As a general rule, linear trackers with a properly aligned cartridge are much better at dealing with problems in vinyl.

As far as cantilever deflection goes, that will have to do with the severity of the warp. An abrupt rise will surely result in cantilever deflection, regardless of how well the arm and cartridge are dialed in and matched to each other.

Since the cantilever is the bridge between the contact area of the diamond and the pivot of the tonearm, you would have to transfer enough energy from the diamond into the cantilever to cause the suspension of the tonearm at the pivot to react accordingly.

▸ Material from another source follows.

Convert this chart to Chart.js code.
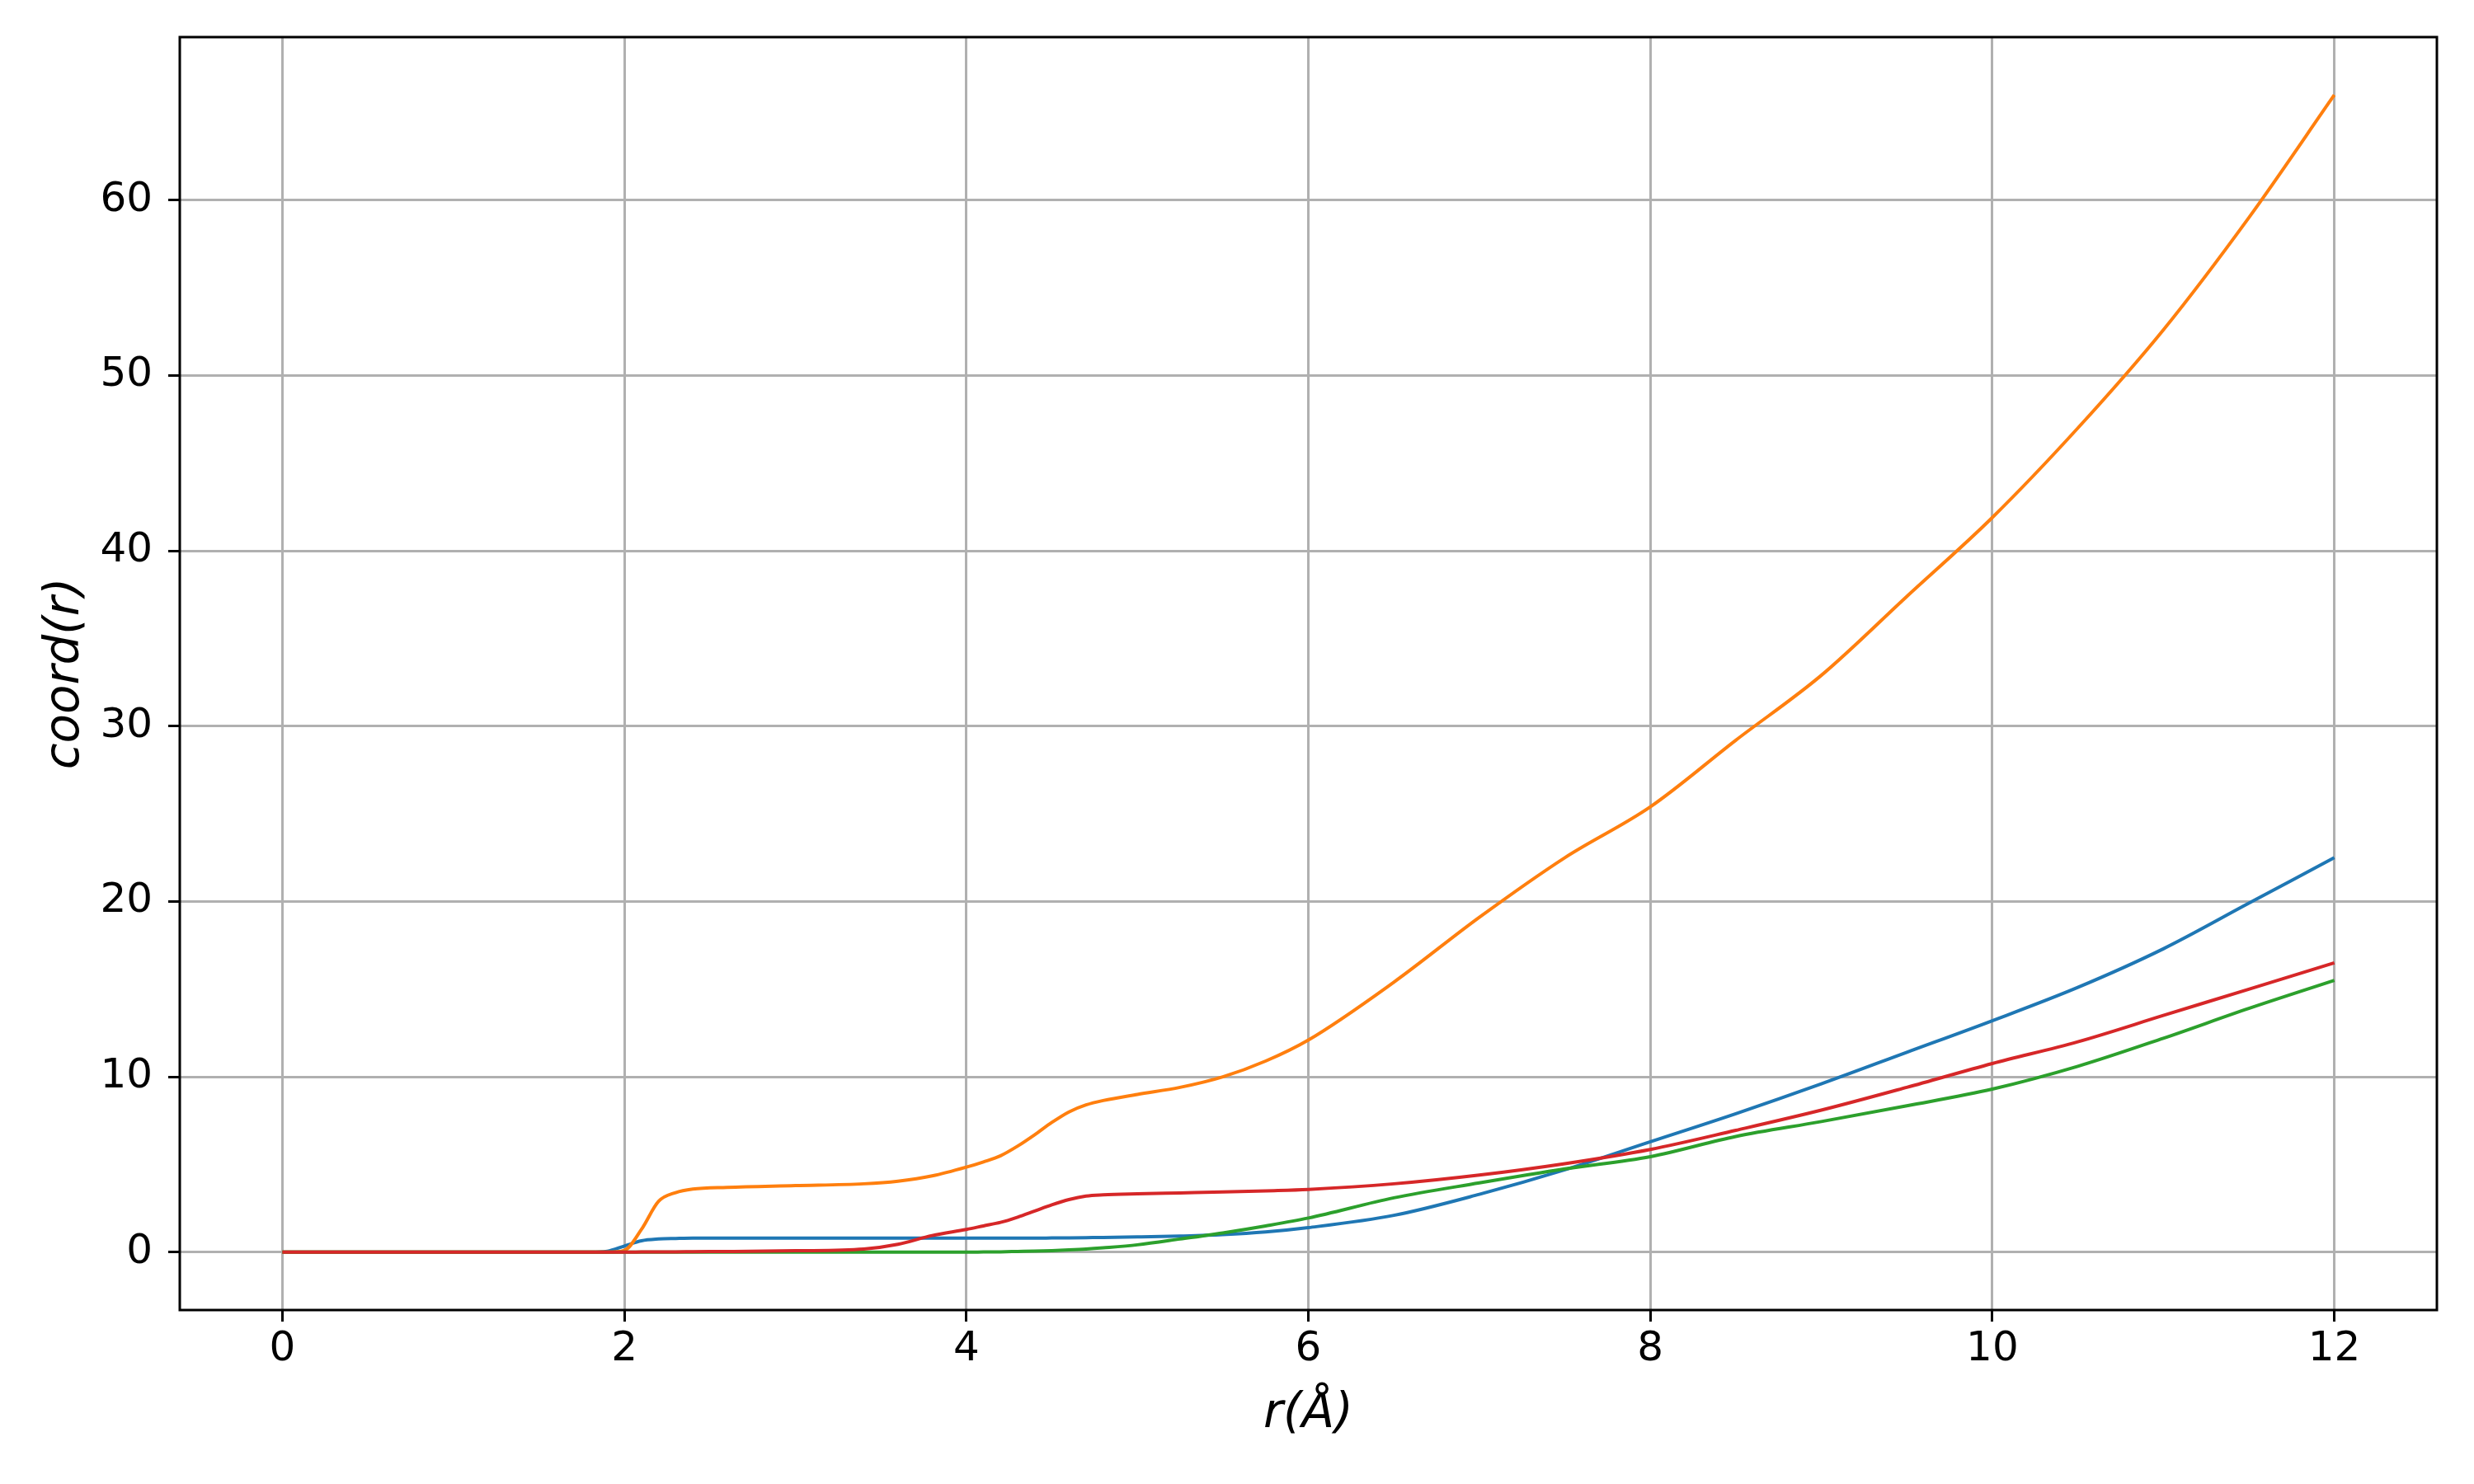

Since direct physical transfer of energy is what is taking place, it is only natural that the cantilever itself would deflect prior to passing that energy onto the arm, causing it to respond. After all, if a severe change in vertical terrain doesn't cause cantilever deflection, how could those microscopic modulations within the groove deflect it enough to produce a signal ?

If this is what you are running into, you need to either get rid of the record and / or find a way to reduce the severity of the warp. There is nothing known to man short of the "Laser Turntable" that will play severely warped records. Even with a vacuum platter and linear tracking, i won't attempt to play something that is severely warped. If you are running into this with anything less than severe warps, either something isn't dialed in correctly and / or your arm & cartridge aren't that great of a match.

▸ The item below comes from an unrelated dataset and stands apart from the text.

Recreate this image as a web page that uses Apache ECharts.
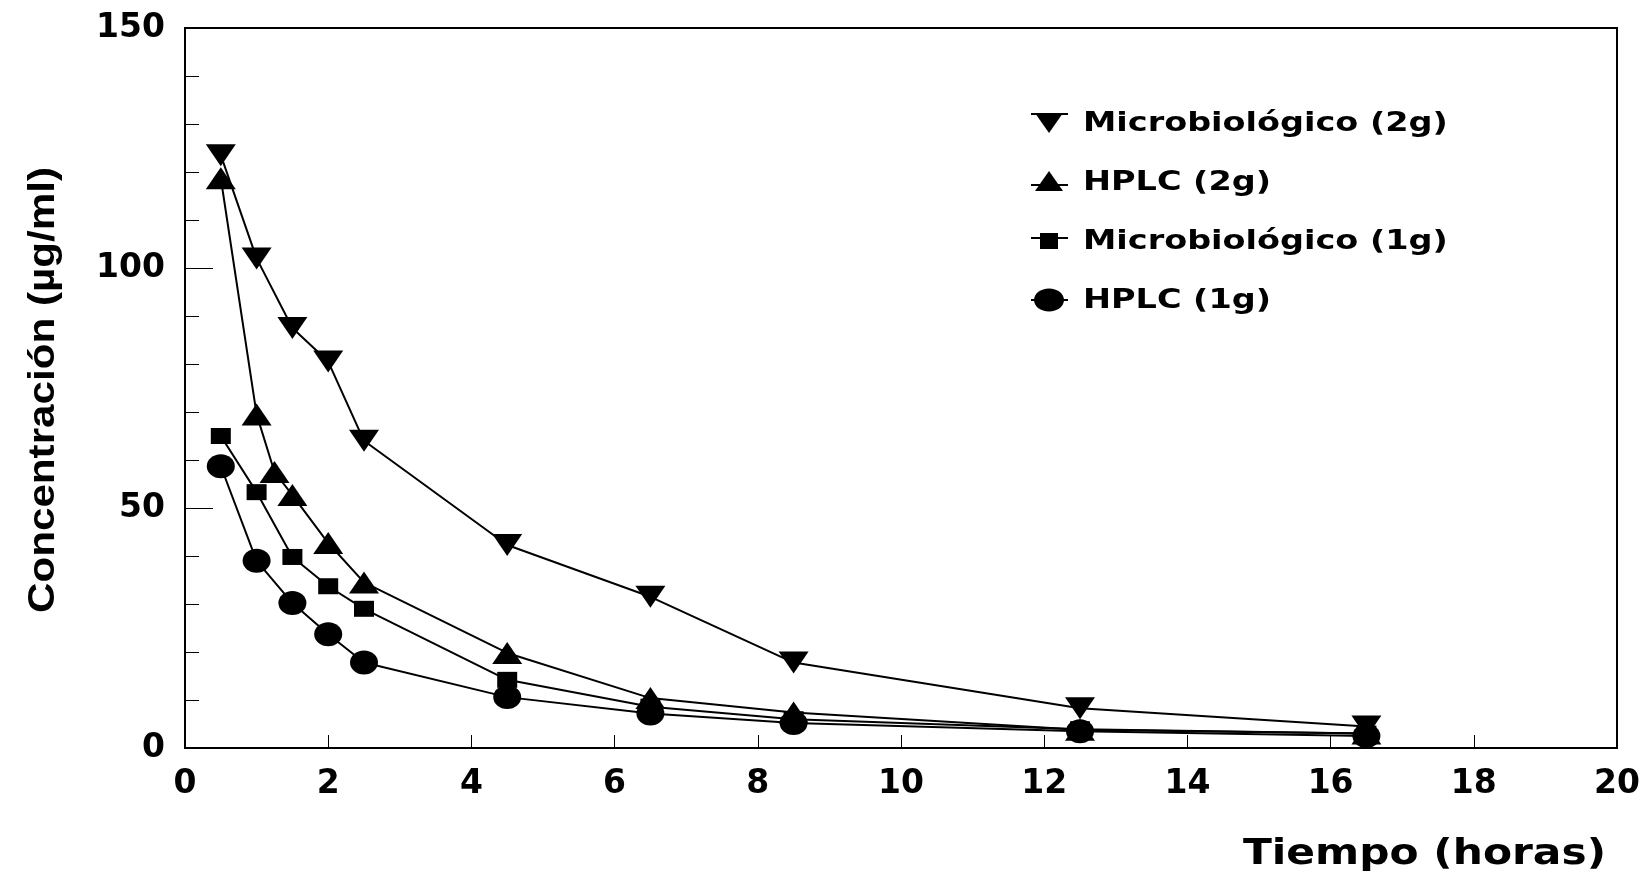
<!DOCTYPE html>
<html>
<head>
<meta charset="utf-8">
<script src="https://cdn.jsdelivr.net/npm/echarts@6/dist/echarts.min.js"></script>
<style>
html,body{margin:0;padding:0;background:#fff;}
#chart{width:1645px;height:878px;}
</style>
</head>
<body>
<div id="chart"></div>
<script>
// ---- data ----
const xTimes = [0.5, 1, 1.5, 2, 2.5, 4.5, 6.5, 8.5, 12.5, 16.5];
const xTimesHplc2g = [0.5, 1, 1.25, 1.5, 2, 2.5, 4.5, 6.5, 8.5, 12.5, 16.5];
const micro2g = [123.5, 102, 87.5, 80.5, 64, 42.3, 31.5, 17.8, 8.3, 4.5];
const hplc2g = [118.7, 69.5, 57.5, 52.7, 42.7, 34.5, 19.8, 10.4, 7.4, 3.8, 3.0];
const micro1g = [65, 53.3, 39.8, 33.7, 29, 14.2, 8.6, 6.0, 3.9, 3.0];
const hplc1g = [58.7, 39, 30.2, 23.7, 17.8, 10.6, 7.2, 5.2, 3.5, 2.5];
const seriesNames = ['Microbiológico (2g)', 'HPLC (2g)', 'Microbiológico (1g)', 'HPLC (1g)'];
const xAxisTitle = 'Tiempo (horas)';
const yAxisTitle = 'Concentración (µg/ml)';

function pairs(xs, ys) { return xs.map((x, i) => [x, ys[i]]); }

const downTri = 'path://M0,0 L10,0 L5,7.5 Z';
const upTri = 'path://M5,0 L10,7.5 L0,7.5 Z';
const heavy = '"DejaVu Sans", sans-serif';
const arialB = '"Liberation Sans", Arial, sans-serif';

const chart = echarts.init(document.getElementById('chart'), null, {renderer: 'canvas'});

function lineSeries(name, data, symbol, size) {
  return {
    name: name,
    type: 'line',
    data: data,
    symbol: symbol,
    symbolSize: size,
    showAllSymbol: true,
    lineStyle: {color: '#000', width: 2},
    itemStyle: {color: '#000', borderWidth: 0},
    emphasis: {disabled: true},
    animation: false
  };
}

// ---- legend drawn as graphic (to match wide lettering) ----
const legendX = 1049, legendY0 = 123, legendStep = 59, legendTextX = 1083;
const legendGraphics = [];
seriesNames.forEach((name, i) => {
  const cy = legendY0 + i * legendStep;
  let lineY = cy, icon;
  if (i === 0) {
    lineY = cy - 9;
    icon = {type: 'polygon', shape: {points: [[legendX - 14, cy - 10], [legendX + 14, cy - 10], [legendX, cy + 10]]}};
  } else if (i === 1) {
    lineY = cy + 3;
    icon = {type: 'polygon', shape: {points: [[legendX, cy - 11], [legendX + 14, cy + 9], [legendX - 14, cy + 9]]}};
  } else if (i === 2) {
    lineY = cy - 3;
    icon = {type: 'rect', shape: {x: legendX - 9, y: cy - 8, width: 18, height: 16}};
  } else {
    icon = {type: 'ellipse', shape: {cx: legendX, cy: cy, rx: 15, ry: 11.5}};
  }
  icon.style = {fill: '#000'};
  legendGraphics.push({type: 'line', shape: {x1: legendX - 18, y1: lineY, x2: legendX + 19, y2: lineY}, style: {stroke: '#000', lineWidth: 2}});
  legendGraphics.push(icon);
  legendGraphics.push({
    type: 'text', x: legendTextX, y: cy + 1, scaleX: 1.24,
    style: {text: name, fontFamily: heavy, fontWeight: 'bold', fontSize: 27, fill: '#000', textAlign: 'left', textVerticalAlign: 'middle'}
  });
});

chart.setOption({
  backgroundColor: '#fff',
  animation: false,
  grid: {
    left: 185, right: 28, top: 28, bottom: 130,
    show: true, borderColor: '#000', borderWidth: 2, backgroundColor: 'transparent'
  },
  xAxis: {
    type: 'value',
    min: 0, max: 20, interval: 2,
    axisLine: {show: true, lineStyle: {color: '#000', width: 2}},
    axisTick: {show: true, inside: true, length: 13, lineStyle: {color: '#000', width: 1}},
    minorTick: {show: false},
    splitLine: {show: false},
    axisLabel: {margin: 20, fontFamily: heavy, fontWeight: 'bold', fontSize: 33, color: '#000'}
  },
  yAxis: {
    type: 'value',
    min: 0, max: 150, interval: 50,
    axisLine: {show: true, lineStyle: {color: '#000', width: 2}},
    axisTick: {show: true, inside: true, length: 28, lineStyle: {color: '#000', width: 1}},
    minorTick: {show: true, splitNumber: 5, length: 14, lineStyle: {color: '#000', width: 1}},
    splitLine: {show: false},
    minorSplitLine: {show: false},
    axisLabel: {margin: 20, fontFamily: heavy, fontWeight: 'bold', fontSize: 33, color: '#000'}
  },
  graphic: [
    {
      type: 'text', x: 1606, y: 855, scaleX: 1.21,
      style: {text: xAxisTitle, fontFamily: heavy, fontWeight: 'bold', fontSize: 35, fill: '#000', textAlign: 'right', textVerticalAlign: 'middle'}
    },
    {
      type: 'text', x: 44, y: 390, rotation: Math.PI / 2, scaleX: 1.14,
      style: {text: yAxisTitle, fontFamily: arialB, fontWeight: 'bold', fontSize: 37, fill: '#000', textAlign: 'center', textVerticalAlign: 'middle'}
    }
  ].concat(legendGraphics),
  series: [
    lineSeries(seriesNames[0], pairs(xTimes, micro2g), downTri, [30, 22]),
    lineSeries(seriesNames[1], pairs(xTimesHplc2g, hplc2g), upTri, [30, 22]),
    lineSeries(seriesNames[2], pairs(xTimes, micro1g), 'rect', [20, 16]),
    lineSeries(seriesNames[3], pairs(xTimes, hplc1g), 'circle', [28, 24])
  ]
});
</script>
</body>
</html>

As to your question pertaining to swapping arms / varying arm mass, lower mass arms won't work any better than medium mass arms if the cartridge is properly matched to the arm in use and the entire assembly is properly dialed in. What going to a lower mass arm will do is provide you with a far more limited selection of suitable cartridges to use. Most MC cartridges will not work optimally in a very low mass arm, so you would probably end up with a high compliance MM ( Moving Magnet ) or MI ( Moving Iron aka "variable reluctance" ) type of cartridge. As such, sticking with a medium mass arm and finding a suitable candidate in terms of a cartridge would offer you the most versatility for future use. Then again, MM cartridges will probably be in production longer than MC cartridges due to higher output levels and wider use by non-audiophiles. There are quite a few good MM cartridges out there, but not all of them will work real well with a low mass arm.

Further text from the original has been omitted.